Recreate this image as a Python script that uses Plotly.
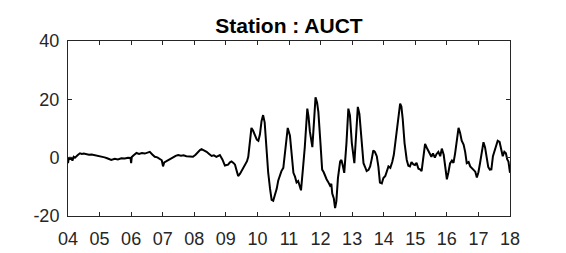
import plotly.graph_objects as go

years = [2004.00, 2004.03, 2004.06, 2004.10, 2004.14, 2004.18, 2004.22, 2004.27, 2004.32, 2004.38, 2004.44, 2004.50,
         2004.58, 2004.66, 2004.75, 2004.85, 2004.95, 2005.05, 2005.16, 2005.26, 2005.37, 2005.48, 2005.58, 2005.69,
         2005.80, 2005.90, 2005.98, 2006.00, 2006.02, 2006.08, 2006.17, 2006.25, 2006.34, 2006.43, 2006.51, 2006.59,
         2006.67, 2006.75, 2006.83, 2006.90, 2006.97, 2007.01, 2007.05, 2007.12, 2007.20, 2007.27, 2007.33, 2007.41,
         2007.49, 2007.58, 2007.66, 2007.75, 2007.85, 2007.96, 2008.04, 2008.12, 2008.18, 2008.23, 2008.30, 2008.39,
         2008.48, 2008.55, 2008.62, 2008.70, 2008.81, 2008.89, 2008.97, 2009.07, 2009.13, 2009.18, 2009.24, 2009.29,
         2009.34, 2009.39, 2009.45, 2009.50, 2009.56, 2009.62, 2009.67, 2009.71, 2009.76, 2009.81, 2009.86, 2009.92,
         2009.98, 2010.03, 2010.08, 2010.13, 2010.18, 2010.23, 2010.29, 2010.34, 2010.40, 2010.45, 2010.50, 2010.55,
         2010.61, 2010.66, 2010.71, 2010.76, 2010.82, 2010.89, 2010.96, 2011.03, 2011.08, 2011.14, 2011.19, 2011.24,
         2011.29, 2011.34, 2011.38, 2011.44, 2011.50, 2011.58, 2011.62, 2011.66, 2011.70, 2011.74, 2011.79, 2011.84,
         2011.89, 2011.93, 2011.99, 2012.05, 2012.10, 2012.15, 2012.19, 2012.24, 2012.30, 2012.34, 2012.37, 2012.42,
         2012.46, 2012.50, 2012.55, 2012.62, 2012.66, 2012.70, 2012.75, 2012.82, 2012.88, 2012.93, 2012.99, 2013.07,
         2013.12, 2013.18, 2013.23, 2013.28, 2013.32, 2013.36, 2013.41, 2013.46, 2013.52, 2013.57, 2013.62, 2013.67,
         2013.72, 2013.78, 2013.83, 2013.88, 2013.94, 2013.99, 2014.05, 2014.10, 2014.15, 2014.21, 2014.27, 2014.32,
         2014.36, 2014.42, 2014.47, 2014.52, 2014.56, 2014.60, 2014.66, 2014.73, 2014.78, 2014.83, 2014.88, 2014.94,
         2014.99, 2015.04, 2015.10, 2015.15, 2015.20, 2015.25, 2015.31, 2015.36, 2015.41, 2015.46, 2015.51, 2015.56,
         2015.62, 2015.67, 2015.73, 2015.79, 2015.84, 2015.90, 2015.95, 2016.00, 2016.05, 2016.10, 2016.16, 2016.21,
         2016.26, 2016.32, 2016.37, 2016.42, 2016.47, 2016.53, 2016.58, 2016.63, 2016.69, 2016.74, 2016.79, 2016.84,
         2016.90, 2016.95, 2017.00, 2017.05, 2017.10, 2017.16, 2017.21, 2017.26, 2017.31, 2017.36, 2017.41, 2017.46,
         2017.51, 2017.56, 2017.61, 2017.67, 2017.72, 2017.77, 2017.82, 2017.87, 2017.91, 2017.95, 2018.00]

values = [-1.9, 0.2, -0.6, 0.1, -1.0, 0.3, 0.0, 0.6, 1.0, 1.5, 1.3, 1.4,
          1.2, 1.0, 1.1, 0.9, 0.5, 0.3, 0.1, -0.3, -0.8, -0.4, -0.6, -0.2,
          -0.3, 0.0, -0.1, -1.9, 0.2, 0.8, 1.6, 1.3, 1.6, 1.4, 1.7, 2.0,
          1.1, 0.3, 0.1, -0.5, -0.9, -3.0, -1.6, -1.2, -0.6, -0.2, 0.1, 0.6,
          0.9, 0.7, 0.8, 0.5, 0.4, 0.3, 1.0, 2.0, 2.6, 2.9, 2.5, 2.0,
          1.2, 0.6, 0.8, 0.3, 0.9, -0.6, -2.7, -2.4, -1.6, -1.3, -1.8, -2.4,
          -4.4, -6.3, -5.5, -4.6, -3.6, -2.4, -1.2, 0.3, 5.0, 10.2, 9.3, 7.5,
          6.2, 5.8, 8.0, 12.5, 14.6, 12.0, 2.5, -5.0, -10.7, -14.5, -14.8, -13.0,
          -10.7, -7.8, -5.7, -4.6, -3.5, 2.5, 10.2, 7.5, 1.0, -5.2, -6.5, -8.5,
          -8.0, -10.2, -11.2, -4.0, 3.6, 16.8, 14.0, 9.1, 5.5, 3.6, 12.0, 20.7,
          18.8, 15.7, 6.0, -4.1, -5.0, -6.6, -7.4, -8.3, -9.6, -9.0, -12.3, -14.0,
          -17.3, -15.0, -7.0, -1.3, -0.8, -2.5, -5.2, 5.0, 16.8, 14.5, 5.0, -1.9,
          6.0, 17.4, 15.0, 9.1, 3.5, -1.9, -3.2, -4.6, -4.2, -3.0, -0.5, 2.5,
          2.0, 0.5, -3.0, -8.5, -8.8, -7.0, -6.3, -4.5, -3.0, -3.5, -1.5, 1.0,
          4.2, 9.0, 14.5, 18.5, 17.5, 13.5, 5.0, -0.8, -2.8, -3.0, -1.5, -2.3,
          -2.5, -1.8, -3.8, -4.0, -4.6, -0.5, 4.7, 3.5, 2.5, 1.8, 0.3, 1.5,
          0.0, 1.2, 2.0, 0.5, 3.1, 1.0, -3.5, -7.4, -5.0, -2.0, -1.0, -1.8,
          1.4, 5.5, 10.2, 8.5, 5.8, 4.5, 2.0, -1.9, -1.5, -3.0, -3.5, -4.1,
          -4.8, -6.8, -5.0, -1.9, 1.5, 5.3, 3.5, -0.5, -3.2, -4.1, -4.0, 0.5,
          2.5, 3.6, 5.8, 5.4, 3.0, 0.5, 2.0, 1.5, -0.5, -1.3, -5.2]

year_ticks = [2004, 2005, 2006, 2007, 2008, 2009, 2010, 2011, 2012, 2013, 2014, 2015, 2016, 2017, 2018]
year_labels = ['04', '05', '06', '07', '08', '09', '10', '11', '12', '13', '14', '15', '16', '17', '18']
y_ticks = [-20, 0, 20, 40]
y_labels = ['-20', '0', '20', '40']

fig = go.Figure()
fig.add_trace(go.Scatter(x=years, y=values, mode='lines',
                         line=dict(color='#000000', width=2), showlegend=False))

axis_common = dict(showline=True, linecolor='#262626', linewidth=1, mirror='ticks',
                   ticks='inside', ticklen=4, tickcolor='#262626', showgrid=False, zeroline=False,
                   tickfont=dict(family='Liberation Sans, Arial, sans-serif', size=18, color='#262626'))

fig.update_xaxes(range=[2004, 2018], tickvals=year_ticks, ticktext=year_labels,
                 ticklabelstandoff=6, **axis_common)
fig.update_yaxes(range=[-20, 40], tickvals=y_ticks, ticktext=y_labels, ticklabelstandoff=4, **axis_common)

fig.update_layout(
    width=566, height=253,
    margin=dict(l=60, r=64, t=33, b=39),
    paper_bgcolor='white', plot_bgcolor='white',
    title=dict(text='<b>Station : AUCT</b>', x=0.4965, xanchor='center', y=0.93, yanchor='middle',
               font=dict(family='Liberation Sans, Arial, sans-serif', size=21, color='#000000')),
)

fig.write_html('out.html')
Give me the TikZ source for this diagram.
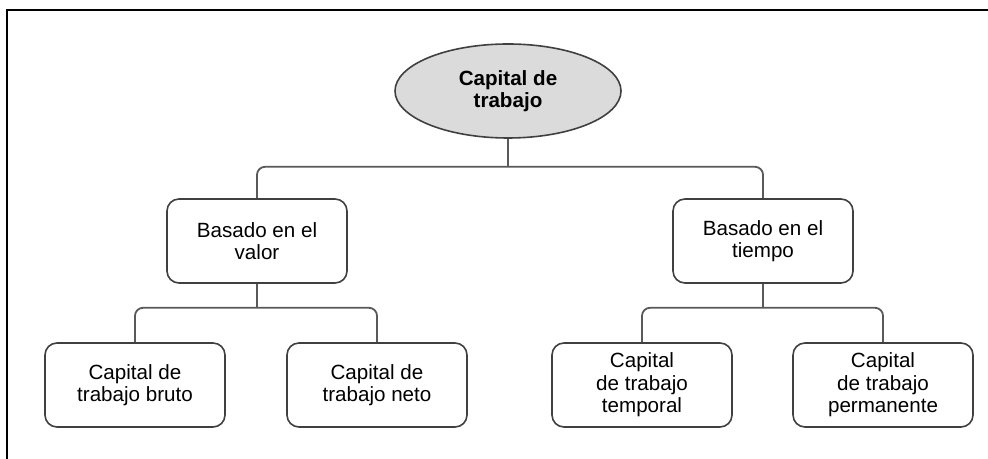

Given task: Return, unchanged, the lines from the first line of the material through the line that holds "import plotly.graph_objects as go", inclusive, omitting pictures.

Correct output:
Recreate this image as a Python script that uses Plotly.
import plotly.graph_objects as go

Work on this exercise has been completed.